Tell how many lines include the string "chart". Answer with a single number.
▬▬▬▬▬▬
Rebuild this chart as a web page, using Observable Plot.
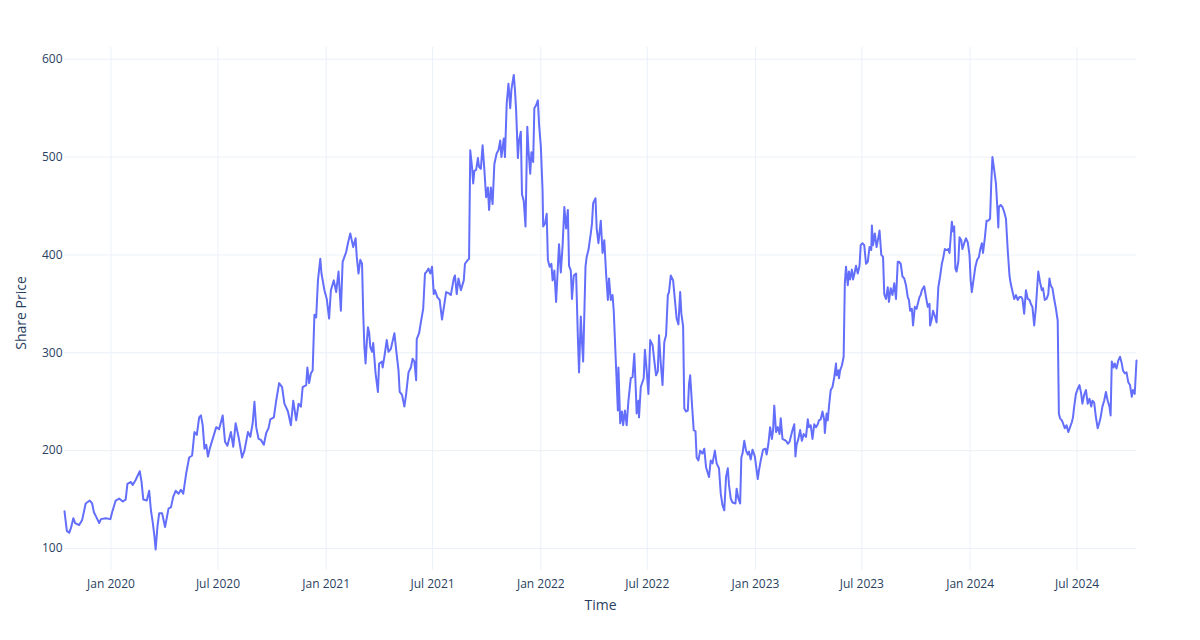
<!DOCTYPE html>
<html>
<head>
<meta charset="utf-8">
<script src="https://cdn.jsdelivr.net/npm/d3@7"></script>
<script src="https://cdn.jsdelivr.net/npm/@observablehq/plot@0.6"></script>
<style>
  html, body { margin: 0; padding: 0; background: #ffffff; }
  #chart { width: 1200px; height: 640px; }
</style>
</head>
<body>
<div id="chart"></div>
<script>
// Observation dates (one line per month)
const dates = [
  "2019-10-14","2019-10-18","2019-10-22","2019-10-25","2019-10-29",
  "2019-11-01","2019-11-08","2019-11-13","2019-11-19","2019-11-26","2019-11-30",
  "2019-12-03","2019-12-08","2019-12-12","2019-12-15","2019-12-23","2019-12-31",
  "2020-01-03","2020-01-09","2020-01-15","2020-01-21","2020-01-26","2020-01-29",
  "2020-02-04","2020-02-07","2020-02-12","2020-02-19","2020-02-22","2020-02-25",
  "2020-03-02","2020-03-06","2020-03-09","2020-03-12","2020-03-15","2020-03-17","2020-03-20","2020-03-23","2020-03-28",
  "2020-04-02","2020-04-08","2020-04-12","2020-04-16","2020-04-20","2020-04-25","2020-04-29",
  "2020-05-03","2020-05-08","2020-05-13","2020-05-18","2020-05-22","2020-05-26","2020-05-30",
  "2020-06-02","2020-06-05","2020-06-08","2020-06-11","2020-06-14","2020-06-17","2020-06-22","2020-06-28",
  "2020-07-03","2020-07-09","2020-07-13","2020-07-17","2020-07-23","2020-07-27","2020-07-31",
  "2020-08-05","2020-08-11","2020-08-15","2020-08-21","2020-08-25","2020-08-29",
  "2020-09-01","2020-09-04","2020-09-08","2020-09-12","2020-09-17","2020-09-21","2020-09-25","2020-09-28",
  "2020-10-04","2020-10-08","2020-10-13","2020-10-18","2020-10-22","2020-10-28",
  "2020-11-02","2020-11-06","2020-11-11","2020-11-15","2020-11-19","2020-11-22","2020-11-28","2020-11-30",
  "2020-12-03","2020-12-06","2020-12-09","2020-12-12","2020-12-15","2020-12-18","2020-12-22","2020-12-24","2020-12-29",
  "2021-01-02","2021-01-06","2021-01-09","2021-01-14","2021-01-18","2021-01-22","2021-01-26","2021-01-29",
  "2021-02-04","2021-02-07","2021-02-11","2021-02-16","2021-02-20","2021-02-22","2021-02-25","2021-02-28",
  "2021-03-03","2021-03-05","2021-03-07","2021-03-09","2021-03-11","2021-03-13","2021-03-15","2021-03-17","2021-03-20","2021-03-22","2021-03-26","2021-03-30",
  "2021-04-01","2021-04-06","2021-04-07","2021-04-10","2021-04-14","2021-04-17","2021-04-21","2021-04-27","2021-04-30",
  "2021-05-04","2021-05-06","2021-05-10","2021-05-14","2021-05-17","2021-05-21","2021-05-25","2021-05-28","2021-05-31",
  "2021-06-03","2021-06-04","2021-06-08","2021-06-11","2021-06-15","2021-06-18","2021-06-21","2021-06-24","2021-06-27","2021-06-30",
  "2021-07-03","2021-07-05","2021-07-09","2021-07-13","2021-07-17","2021-07-21","2021-07-24","2021-07-28",
  "2021-08-01","2021-08-06","2021-08-08","2021-08-11","2021-08-14","2021-08-18","2021-08-23","2021-08-25","2021-08-30",
  "2021-09-01","2021-09-03","2021-09-06","2021-09-08","2021-09-10","2021-09-13","2021-09-16","2021-09-18","2021-09-21","2021-09-24","2021-09-27","2021-09-30",
  "2021-10-03","2021-10-05","2021-10-08","2021-10-11","2021-10-14","2021-10-18","2021-10-21","2021-10-24","2021-10-26","2021-10-30",
  "2021-11-01","2021-11-04","2021-11-07","2021-11-10","2021-11-12","2021-11-16","2021-11-18","2021-11-20","2021-11-23","2021-11-25","2021-11-28","2021-11-30",
  "2021-12-03","2021-12-06","2021-12-09","2021-12-11","2021-12-14","2021-12-16","2021-12-19","2021-12-21","2021-12-24","2021-12-27","2021-12-29",
  "2022-01-01","2022-01-04","2022-01-05","2022-01-08","2022-01-11","2022-01-13","2022-01-16","2022-01-19","2022-01-21","2022-01-24","2022-01-27","2022-01-30",
  "2022-02-01","2022-02-04","2022-02-07","2022-02-10","2022-02-13","2022-02-16","2022-02-18","2022-02-21","2022-02-23","2022-02-26",
  "2022-03-02","2022-03-05","2022-03-07","2022-03-10","2022-03-12","2022-03-14","2022-03-18","2022-03-20","2022-03-23","2022-03-26","2022-03-27","2022-03-29","2022-03-31",
  "2022-04-04","2022-04-06","2022-04-09","2022-04-13","2022-04-16","2022-04-19","2022-04-22","2022-04-25","2022-04-27","2022-04-30",
  "2022-05-03","2022-05-05","2022-05-09","2022-05-12","2022-05-13","2022-05-16","2022-05-19","2022-05-21","2022-05-24","2022-05-27","2022-05-30",
  "2022-06-03","2022-06-06","2022-06-09","2022-06-12","2022-06-13","2022-06-16","2022-06-17","2022-06-20","2022-06-25","2022-06-27","2022-06-30",
  "2022-07-03","2022-07-06","2022-07-10","2022-07-13","2022-07-16","2022-07-19","2022-07-21","2022-07-24","2022-07-27","2022-07-30",
  "2022-08-02","2022-08-05","2022-08-07","2022-08-10","2022-08-14","2022-08-17","2022-08-20","2022-08-23","2022-08-26","2022-08-28","2022-08-31",
  "2022-09-02","2022-09-05","2022-09-08","2022-09-10","2022-09-12","2022-09-15","2022-09-18","2022-09-21","2022-09-23","2022-09-26","2022-09-29",
  "2022-10-03","2022-10-06","2022-10-09","2022-10-14","2022-10-17","2022-10-20","2022-10-24","2022-10-27","2022-10-31",
  "2022-11-03","2022-11-06","2022-11-09","2022-11-12","2022-11-15","2022-11-17","2022-11-20","2022-11-23","2022-11-28","2022-11-30",
  "2022-12-03","2022-12-06","2022-12-08","2022-12-10","2022-12-13","2022-12-16","2022-12-19","2022-12-21","2022-12-24","2022-12-27","2022-12-31",
  "2023-01-05","2023-01-07","2023-01-10","2023-01-14","2023-01-18","2023-01-20","2023-01-23","2023-01-26","2023-01-29","2023-01-31",
  "2023-02-02","2023-02-05","2023-02-08","2023-02-11","2023-02-13","2023-02-16","2023-02-22","2023-02-25","2023-02-28",
  "2023-03-05","2023-03-08","2023-03-10","2023-03-12","2023-03-15","2023-03-18","2023-03-21","2023-03-24","2023-03-28","2023-03-31",
  "2023-04-02","2023-04-05","2023-04-08","2023-04-11","2023-04-14","2023-04-17","2023-04-19","2023-04-22","2023-04-25","2023-04-28","2023-04-29",
  "2023-05-02","2023-05-04","2023-05-06","2023-05-09","2023-05-12","2023-05-15","2023-05-18","2023-05-19","2023-05-22","2023-05-23","2023-05-25","2023-05-28","2023-05-31",
  "2023-06-02","2023-06-04","2023-06-07","2023-06-09","2023-06-11","2023-06-14","2023-06-16","2023-06-18","2023-06-21","2023-06-24","2023-06-27","2023-06-29",
  "2023-07-02","2023-07-05","2023-07-08","2023-07-11","2023-07-14","2023-07-17","2023-07-18","2023-07-20","2023-07-23","2023-07-26","2023-07-29","2023-07-31",
  "2023-08-03","2023-08-06","2023-08-08","2023-08-11","2023-08-14","2023-08-16","2023-08-19","2023-08-22","2023-08-25","2023-08-28","2023-08-31",
  "2023-09-02","2023-09-05","2023-09-08","2023-09-11","2023-09-14","2023-09-17","2023-09-19","2023-09-21","2023-09-24","2023-09-26","2023-09-29",
  "2023-10-02","2023-10-07","2023-10-09","2023-10-11","2023-10-15","2023-10-18","2023-10-21","2023-10-24","2023-10-25","2023-10-28","2023-10-30",
  "2023-11-03","2023-11-05","2023-11-08","2023-11-11","2023-11-14","2023-11-16","2023-11-19","2023-11-22","2023-11-25","2023-11-27","2023-11-29",
  "2023-12-01","2023-12-03","2023-12-05","2023-12-07","2023-12-09","2023-12-12","2023-12-14","2023-12-17","2023-12-19","2023-12-22","2023-12-25","2023-12-28","2023-12-31",
  "2024-01-02","2024-01-04","2024-01-06","2024-01-10","2024-01-13","2024-01-16","2024-01-18","2024-01-21","2024-01-23","2024-01-26","2024-01-29",
  "2024-02-01","2024-02-04","2024-02-06","2024-02-08","2024-02-11","2024-02-14","2024-02-17","2024-02-18","2024-02-19","2024-02-22","2024-02-25","2024-02-28",
  "2024-03-02","2024-03-05","2024-03-08","2024-03-10","2024-03-16","2024-03-19","2024-03-22","2024-03-25","2024-03-28","2024-03-30",
  "2024-04-02","2024-04-05","2024-04-08","2024-04-11","2024-04-14","2024-04-16","2024-04-19","2024-04-22","2024-04-24","2024-04-26","2024-04-29",
  "2024-05-02","2024-05-04","2024-05-07","2024-05-10","2024-05-13","2024-05-15","2024-05-17","2024-05-20","2024-05-23","2024-05-26","2024-05-29","2024-05-31",
  "2024-06-02","2024-06-05","2024-06-07","2024-06-10","2024-06-13","2024-06-16","2024-06-19","2024-06-22","2024-06-24","2024-06-26","2024-06-29",
  "2024-07-02","2024-07-05","2024-07-08","2024-07-10","2024-07-13","2024-07-16","2024-07-19","2024-07-22","2024-07-25","2024-07-27","2024-07-30",
  "2024-08-02","2024-08-05","2024-08-08","2024-08-10","2024-08-13","2024-08-16","2024-08-19","2024-08-22","2024-08-25","2024-08-27","2024-08-29",
  "2024-09-01","2024-09-03","2024-09-06","2024-09-09","2024-09-12","2024-09-15","2024-09-17","2024-09-20","2024-09-23","2024-09-26","2024-09-29",
  "2024-10-02","2024-10-04","2024-10-07","2024-10-10"
];

// Share prices (same line layout as dates)
const prices = [
  138,118,116,121,131,
  126,124,129,146,149,146,
  137,131,126,130,131,130,
  137,149,151,148,150,166,
  168,165,170,179,168,150,
  149,159,139,127,112,99,122,136,136,
  122,141,142,153,159,156,160,
  156,177,193,195,219,216,234,
  236,226,202,206,194,202,212,224,
  222,236,209,205,219,204,228,
  214,193,200,219,214,228,
  250,224,212,211,206,218,223,232,
  234,251,269,265,248,240,
  226,251,231,248,245,265,267,285,
  269,279,282,339,336,374,396,381,364,
  355,335,364,374,362,383,343,393,
  403,412,422,408,417,398,381,395,
  391,340,306,289,310,326,321,306,301,310,279,260,
  289,291,285,296,313,301,304,320,303,
  282,260,257,245,258,280,285,294,291,
  272,314,320,331,345,381,383,386,381,388,
  360,364,357,354,334,350,362,361,
  359,376,379,360,376,364,374,391,395,
  396,507,490,473,486,487,499,490,488,512,487,459,
  469,446,469,452,493,504,507,517,500,519,
  500,555,575,550,569,584,569,548,499,517,526,462,
  455,429,531,507,483,505,495,550,553,558,534,
  511,466,429,432,442,395,388,391,374,384,352,388,
  411,382,409,449,427,446,389,384,355,379,
  381,316,280,337,311,291,388,398,405,418,422,432,453,
  458,427,412,435,402,415,381,354,376,354,
  359,343,285,241,285,228,240,226,241,226,251,
  274,275,299,255,238,251,234,265,274,303,282,
  258,313,308,292,277,281,318,289,267,311,
  318,359,362,379,374,354,335,329,362,340,327,
  243,240,241,268,277,248,221,220,193,190,200,
  197,202,183,173,190,187,200,187,182,
  156,144,139,173,182,165,151,147,146,161,
  151,146,193,197,210,200,196,199,191,201,194,
  171,180,190,201,202,196,207,224,212,221,
  246,219,224,217,233,212,210,207,209,
  221,227,194,206,212,221,210,217,214,232,
  224,226,212,227,224,227,231,232,240,231,218,
  238,231,245,262,265,275,289,277,282,274,282,287,296,
  371,388,369,383,375,385,375,380,389,381,389,410,
  412,410,391,393,408,405,430,410,422,408,418,425,
  400,398,360,355,367,352,366,359,371,355,393,
  393,391,378,376,369,357,354,343,345,328,347,
  345,357,359,364,368,357,347,350,328,335,343,
  336,331,367,378,391,396,406,405,406,402,418,
  434,424,429,386,383,393,418,415,406,412,417,413,400,
  374,362,371,388,395,398,405,412,402,417,435,
  435,437,473,500,487,473,441,428,449,451,449,444,
  437,405,379,371,355,359,354,357,357,355,
  340,364,355,354,349,347,328,347,366,383,372,
  364,366,354,355,360,376,369,366,355,345,333,238,
  233,231,228,223,226,219,224,229,234,245,258,
  263,267,258,248,257,262,248,253,245,251,249,
  234,223,229,234,245,251,260,251,245,236,291,
  285,289,284,292,296,289,282,279,280,270,267,
  255,262,258,292
];

const xTickDates = ["2020-01-01","2020-07-01","2021-01-01","2021-07-01","2022-01-01","2022-07-01","2023-01-01","2023-07-01","2024-01-01","2024-07-01"];
const yTickValues = [100, 200, 300, 400, 500, 600];
const xTitle = "Time";
const yTitle = "Share Price";

const n = Math.min(dates.length, prices.length);
const series = d3.range(n).map(i => ({date: new Date(dates[i] + "T00:00:00Z"), price: prices[i]}));
const xTicks = xTickDates.map(d => new Date(d + "T00:00:00Z"));
const fmt = d3.utcFormat("%b %Y");

const gridColor = "#EBF0F8";
const textColor = "#2a3f5f";

const chart = Plot.plot({
  width: 1200,
  height: 640,
  marginTop: 47,
  marginBottom: 70,
  marginLeft: 64,
  marginRight: 64,
  style: {
    fontFamily: '"Open Sans", verdana, arial, sans-serif',
    fontSize: "12px",
    color: textColor,
    background: "#ffffff",
    overflow: "visible"
  },
  x: {type: "utc", domain: [series[0].date, series[n - 1].date]},
  y: {domain: [77.5, 612]},
  marks: [
    Plot.gridX(xTicks, {stroke: gridColor, strokeOpacity: 1, strokeWidth: 1}),
    Plot.gridY(yTickValues, {stroke: gridColor, strokeOpacity: 1, strokeWidth: 1}),
    Plot.axisX(xTicks, {tickSize: 0, tickPadding: 9, tickFormat: fmt, label: null, fill: textColor, fontSize: 12}),
    Plot.axisY(yTickValues, {tickSize: 0, tickPadding: 2, label: null, fill: textColor, fontSize: 12}),
    Plot.line(series, {x: "date", y: "price", stroke: "#636efa", strokeWidth: 2, strokeLinejoin: "round"}),
    Plot.text([xTitle], {frameAnchor: "bottom", dy: 39, fontSize: 14, fill: textColor}),
    Plot.text([yTitle], {frameAnchor: "left", textAnchor: "middle", dx: -43, dy: 4, rotate: -90, fontSize: 14, fill: textColor})
  ]
});

document.getElementById("chart").appendChild(chart);
</script>
</body>
</html>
▬▬▬▬▬▬
_Result_: 5